Sólo el señor Lisbon salía de la casa, por lo que el único contacto que teníamos con sus hijas era a través de las señales que ellas dejaban en él. Parecía mejor peinado que de costumbre, como si las chicas, incapaces de atildarse ya para nadie, ahora lo atildasen a él. Ya no llevaba adheridos a las mejillas trocitos de papel higiénico con su manchita de sangre, como minúsculas banderas japonesas, lo que para muchas personas fue un signo evidente de que sus hijas se encargaban ahora de afeitarlo, y que ponían mucha más atención en ello que la que dedicaban a Joe el Retrasado sus hermanos al rasurarlo. (Pese a todo, la señora Loomis insistía en afirmar que después de lo ocurrido con Cecilia el señor Lisbon se había comprado una afeitadora eléctrica.) Prescindiendo de los detalles, el señor Lisbon pasó a convertirse en el medio a través del cual teníamos un atisbo del estado de ánimo de las chicas. Las veíamos a través del tributo que ellas le hacían pagar: ojos enrojecidos y abotargados que apenas se abrían ya para contemplar a unas hijas que se iban marchitando; zapatos gastados de tanto subir unas escaleras sobre las que planeaba la amenaza de algún otro cuerpo inerte; tez cetrina que iba deteriorándose para estar a tono con la de ellas; y aquella mirada perdida del hombre que se daba cuenta de que la única vida que tendría sería aquélla, poblada de muerte. Cuando salía para ir a trabajar, la señora Lisbon ya no lo reconfortaba con una taza de café, pese a lo cual apenas se ponía al volante cogía automáticamente del salpicadero la taza de café frío de la semana anterior y se la llevaba a los labios. En la escuela, recorría los pasillos con fingida sonrisa y ojos vidriosos o, en un arrebato juvenil, gritaba:
– ¡En guardia!
Y acorralaba a los estudiantes contra la pared. Pero aguantaba demasiado rato, y no deponía su actitud hasta que ellos le gritaban:
– Usted pega.
O bien, para sacárselo de encima:
– Usted ahora está en la zona de penalti, señor Lisbon.
Una vez el señor Lisbon hizo una llave a Kenny Jenkins y éste habló de la serenidad que se apoderó de los dos.
– Es curioso.

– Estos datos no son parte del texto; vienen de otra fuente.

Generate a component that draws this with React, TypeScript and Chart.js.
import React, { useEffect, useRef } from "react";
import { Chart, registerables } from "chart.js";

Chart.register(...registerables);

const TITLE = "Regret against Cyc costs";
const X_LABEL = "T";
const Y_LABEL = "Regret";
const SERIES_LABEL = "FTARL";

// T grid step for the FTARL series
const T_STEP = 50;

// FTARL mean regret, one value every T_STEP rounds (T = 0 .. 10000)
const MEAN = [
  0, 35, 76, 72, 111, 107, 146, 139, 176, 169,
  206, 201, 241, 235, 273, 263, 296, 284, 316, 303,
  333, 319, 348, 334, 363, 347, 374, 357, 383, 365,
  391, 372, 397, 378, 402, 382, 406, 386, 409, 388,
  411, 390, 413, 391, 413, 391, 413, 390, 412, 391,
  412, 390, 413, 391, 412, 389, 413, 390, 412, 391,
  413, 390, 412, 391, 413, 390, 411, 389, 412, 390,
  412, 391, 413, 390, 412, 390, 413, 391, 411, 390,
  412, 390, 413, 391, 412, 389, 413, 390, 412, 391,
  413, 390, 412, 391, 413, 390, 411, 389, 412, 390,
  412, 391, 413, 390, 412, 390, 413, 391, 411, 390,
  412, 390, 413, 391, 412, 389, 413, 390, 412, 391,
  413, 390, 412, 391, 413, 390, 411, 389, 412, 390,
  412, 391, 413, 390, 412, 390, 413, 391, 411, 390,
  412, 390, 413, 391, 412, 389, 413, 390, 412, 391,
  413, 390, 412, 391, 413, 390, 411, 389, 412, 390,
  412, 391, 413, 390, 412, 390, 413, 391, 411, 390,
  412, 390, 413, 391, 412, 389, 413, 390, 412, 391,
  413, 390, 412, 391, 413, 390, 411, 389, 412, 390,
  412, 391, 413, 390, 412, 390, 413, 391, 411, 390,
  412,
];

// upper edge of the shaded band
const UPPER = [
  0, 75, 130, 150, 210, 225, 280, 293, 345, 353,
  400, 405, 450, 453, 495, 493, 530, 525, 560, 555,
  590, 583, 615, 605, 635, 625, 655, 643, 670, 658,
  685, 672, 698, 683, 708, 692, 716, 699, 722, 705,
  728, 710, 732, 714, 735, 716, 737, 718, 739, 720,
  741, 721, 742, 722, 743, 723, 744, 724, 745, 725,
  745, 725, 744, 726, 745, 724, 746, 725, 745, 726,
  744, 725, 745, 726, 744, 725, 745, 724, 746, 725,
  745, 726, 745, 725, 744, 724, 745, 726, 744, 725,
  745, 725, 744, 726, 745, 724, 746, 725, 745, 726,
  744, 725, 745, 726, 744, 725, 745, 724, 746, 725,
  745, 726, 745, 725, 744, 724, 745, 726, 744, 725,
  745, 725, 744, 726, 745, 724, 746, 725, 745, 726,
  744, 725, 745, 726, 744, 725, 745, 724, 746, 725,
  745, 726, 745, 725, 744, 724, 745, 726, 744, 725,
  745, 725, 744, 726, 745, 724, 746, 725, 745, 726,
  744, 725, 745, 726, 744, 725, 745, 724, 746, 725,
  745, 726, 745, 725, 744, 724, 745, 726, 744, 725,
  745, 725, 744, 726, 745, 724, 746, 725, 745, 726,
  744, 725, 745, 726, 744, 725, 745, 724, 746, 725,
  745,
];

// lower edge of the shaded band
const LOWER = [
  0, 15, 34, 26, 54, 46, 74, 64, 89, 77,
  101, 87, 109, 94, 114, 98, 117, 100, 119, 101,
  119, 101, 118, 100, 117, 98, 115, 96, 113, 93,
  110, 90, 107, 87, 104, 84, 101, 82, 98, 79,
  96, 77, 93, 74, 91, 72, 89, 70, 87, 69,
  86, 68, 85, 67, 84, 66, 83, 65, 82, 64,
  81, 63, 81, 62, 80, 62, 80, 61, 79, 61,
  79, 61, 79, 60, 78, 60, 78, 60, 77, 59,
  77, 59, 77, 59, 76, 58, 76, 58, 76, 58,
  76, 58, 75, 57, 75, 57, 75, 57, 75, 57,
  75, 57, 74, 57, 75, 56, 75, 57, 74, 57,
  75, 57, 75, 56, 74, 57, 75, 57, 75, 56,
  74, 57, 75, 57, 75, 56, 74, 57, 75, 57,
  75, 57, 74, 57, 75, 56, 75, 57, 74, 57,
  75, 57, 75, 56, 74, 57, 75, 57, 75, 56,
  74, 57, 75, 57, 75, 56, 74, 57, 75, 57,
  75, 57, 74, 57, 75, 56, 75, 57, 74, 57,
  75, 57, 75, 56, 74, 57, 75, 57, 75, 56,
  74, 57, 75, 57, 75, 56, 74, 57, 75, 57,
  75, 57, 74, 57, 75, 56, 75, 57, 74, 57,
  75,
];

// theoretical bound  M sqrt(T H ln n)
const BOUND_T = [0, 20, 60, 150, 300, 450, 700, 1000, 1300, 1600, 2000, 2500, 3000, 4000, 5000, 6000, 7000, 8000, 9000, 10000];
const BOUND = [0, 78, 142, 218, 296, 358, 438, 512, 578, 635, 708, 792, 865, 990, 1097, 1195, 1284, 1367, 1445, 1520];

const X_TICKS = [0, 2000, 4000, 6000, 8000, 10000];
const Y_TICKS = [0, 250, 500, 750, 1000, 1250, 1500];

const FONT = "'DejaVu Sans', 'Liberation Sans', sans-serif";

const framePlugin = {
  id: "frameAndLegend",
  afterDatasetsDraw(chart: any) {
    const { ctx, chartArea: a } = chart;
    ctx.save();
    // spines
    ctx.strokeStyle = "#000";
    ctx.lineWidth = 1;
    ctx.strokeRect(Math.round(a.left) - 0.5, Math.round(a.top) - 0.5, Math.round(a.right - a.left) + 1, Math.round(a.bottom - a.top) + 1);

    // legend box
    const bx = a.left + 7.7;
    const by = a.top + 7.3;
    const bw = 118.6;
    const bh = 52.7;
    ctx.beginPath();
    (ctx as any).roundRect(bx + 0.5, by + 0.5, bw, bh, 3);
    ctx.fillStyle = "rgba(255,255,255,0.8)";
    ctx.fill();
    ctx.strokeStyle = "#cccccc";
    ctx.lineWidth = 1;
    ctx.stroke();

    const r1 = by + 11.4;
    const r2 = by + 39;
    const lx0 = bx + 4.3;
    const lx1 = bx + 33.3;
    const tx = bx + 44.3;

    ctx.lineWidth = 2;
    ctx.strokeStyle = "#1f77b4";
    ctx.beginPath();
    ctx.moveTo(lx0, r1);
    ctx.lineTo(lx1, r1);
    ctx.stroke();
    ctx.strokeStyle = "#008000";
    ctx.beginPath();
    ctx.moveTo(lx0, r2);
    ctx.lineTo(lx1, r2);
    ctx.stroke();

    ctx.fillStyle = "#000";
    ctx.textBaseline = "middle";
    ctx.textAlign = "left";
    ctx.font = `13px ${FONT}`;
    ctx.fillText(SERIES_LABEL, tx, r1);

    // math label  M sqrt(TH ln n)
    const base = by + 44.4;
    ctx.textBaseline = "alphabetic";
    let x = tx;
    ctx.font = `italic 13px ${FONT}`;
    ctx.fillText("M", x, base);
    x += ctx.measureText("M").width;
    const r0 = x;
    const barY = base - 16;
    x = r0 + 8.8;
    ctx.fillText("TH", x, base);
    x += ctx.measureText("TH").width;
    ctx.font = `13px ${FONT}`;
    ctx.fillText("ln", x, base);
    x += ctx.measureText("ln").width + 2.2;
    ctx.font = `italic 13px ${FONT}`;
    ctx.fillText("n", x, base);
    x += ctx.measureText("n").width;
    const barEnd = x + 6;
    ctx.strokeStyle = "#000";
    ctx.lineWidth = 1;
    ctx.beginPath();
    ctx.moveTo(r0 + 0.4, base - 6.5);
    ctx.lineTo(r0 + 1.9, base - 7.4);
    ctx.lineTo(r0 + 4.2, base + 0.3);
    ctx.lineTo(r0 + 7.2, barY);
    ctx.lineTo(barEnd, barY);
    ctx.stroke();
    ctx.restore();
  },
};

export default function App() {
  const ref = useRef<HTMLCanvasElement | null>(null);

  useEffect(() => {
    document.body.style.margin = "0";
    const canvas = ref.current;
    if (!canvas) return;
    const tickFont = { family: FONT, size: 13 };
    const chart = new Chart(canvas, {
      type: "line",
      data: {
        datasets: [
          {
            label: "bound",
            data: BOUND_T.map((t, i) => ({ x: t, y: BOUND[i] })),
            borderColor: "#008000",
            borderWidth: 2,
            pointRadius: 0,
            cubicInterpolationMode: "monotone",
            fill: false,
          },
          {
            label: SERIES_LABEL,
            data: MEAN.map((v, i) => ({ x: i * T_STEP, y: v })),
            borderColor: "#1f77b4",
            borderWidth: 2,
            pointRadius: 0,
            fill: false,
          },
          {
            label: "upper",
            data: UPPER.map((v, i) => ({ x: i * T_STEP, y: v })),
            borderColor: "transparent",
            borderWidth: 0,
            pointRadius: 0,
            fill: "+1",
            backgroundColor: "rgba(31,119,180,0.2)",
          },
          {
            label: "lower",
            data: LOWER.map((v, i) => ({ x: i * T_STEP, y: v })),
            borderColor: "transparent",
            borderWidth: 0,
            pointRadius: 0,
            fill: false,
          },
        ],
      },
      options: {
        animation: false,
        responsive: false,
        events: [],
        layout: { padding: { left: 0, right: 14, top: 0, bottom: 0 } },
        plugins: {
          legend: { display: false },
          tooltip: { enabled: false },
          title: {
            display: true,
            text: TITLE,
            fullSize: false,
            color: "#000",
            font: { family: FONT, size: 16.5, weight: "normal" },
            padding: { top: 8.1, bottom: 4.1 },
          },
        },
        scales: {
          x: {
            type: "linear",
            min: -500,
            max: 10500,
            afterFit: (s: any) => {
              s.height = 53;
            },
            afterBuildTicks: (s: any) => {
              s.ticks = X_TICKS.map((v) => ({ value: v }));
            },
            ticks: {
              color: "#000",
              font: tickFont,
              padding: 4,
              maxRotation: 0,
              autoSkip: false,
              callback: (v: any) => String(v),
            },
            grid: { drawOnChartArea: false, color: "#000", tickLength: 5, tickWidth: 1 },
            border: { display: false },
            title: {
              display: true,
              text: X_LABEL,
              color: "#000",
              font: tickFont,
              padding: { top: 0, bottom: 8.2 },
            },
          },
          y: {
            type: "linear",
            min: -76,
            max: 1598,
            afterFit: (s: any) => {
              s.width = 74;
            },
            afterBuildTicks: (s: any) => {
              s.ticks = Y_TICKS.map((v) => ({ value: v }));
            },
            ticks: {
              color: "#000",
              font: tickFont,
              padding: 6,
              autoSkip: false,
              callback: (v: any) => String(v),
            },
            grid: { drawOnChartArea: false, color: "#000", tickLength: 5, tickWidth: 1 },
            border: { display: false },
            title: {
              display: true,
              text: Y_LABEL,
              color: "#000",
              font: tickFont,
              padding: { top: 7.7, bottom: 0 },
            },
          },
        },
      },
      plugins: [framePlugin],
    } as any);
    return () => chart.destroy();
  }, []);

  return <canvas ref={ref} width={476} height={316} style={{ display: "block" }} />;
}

Hasta podía olerle el aliento, pero no traté de escapar. Fue como cuando estás debajo de un montón de jugadores y a pesar de que te aplastan sientes una gran tranquilidad y te encuentras la mar de bien.
Muchos lo admiraban por continuar trabajando, en tanto que otros lo condenaban por la dureza de su corazón. Debajo del traje verde su cuerpo se parecía cada vez más a un esqueleto, como si Cecilia, al morir, se hubiera llevado una parte con ella al otro mundo. Nos recordaba a Abraham Lincoln por lo desgarbado y silencioso, y porque parecía cargar sobre sus hombros con todo el peso del dolor del mundo. Nunca pasaba por delante de un suministrador de agua sin saciar en él su modesta sed.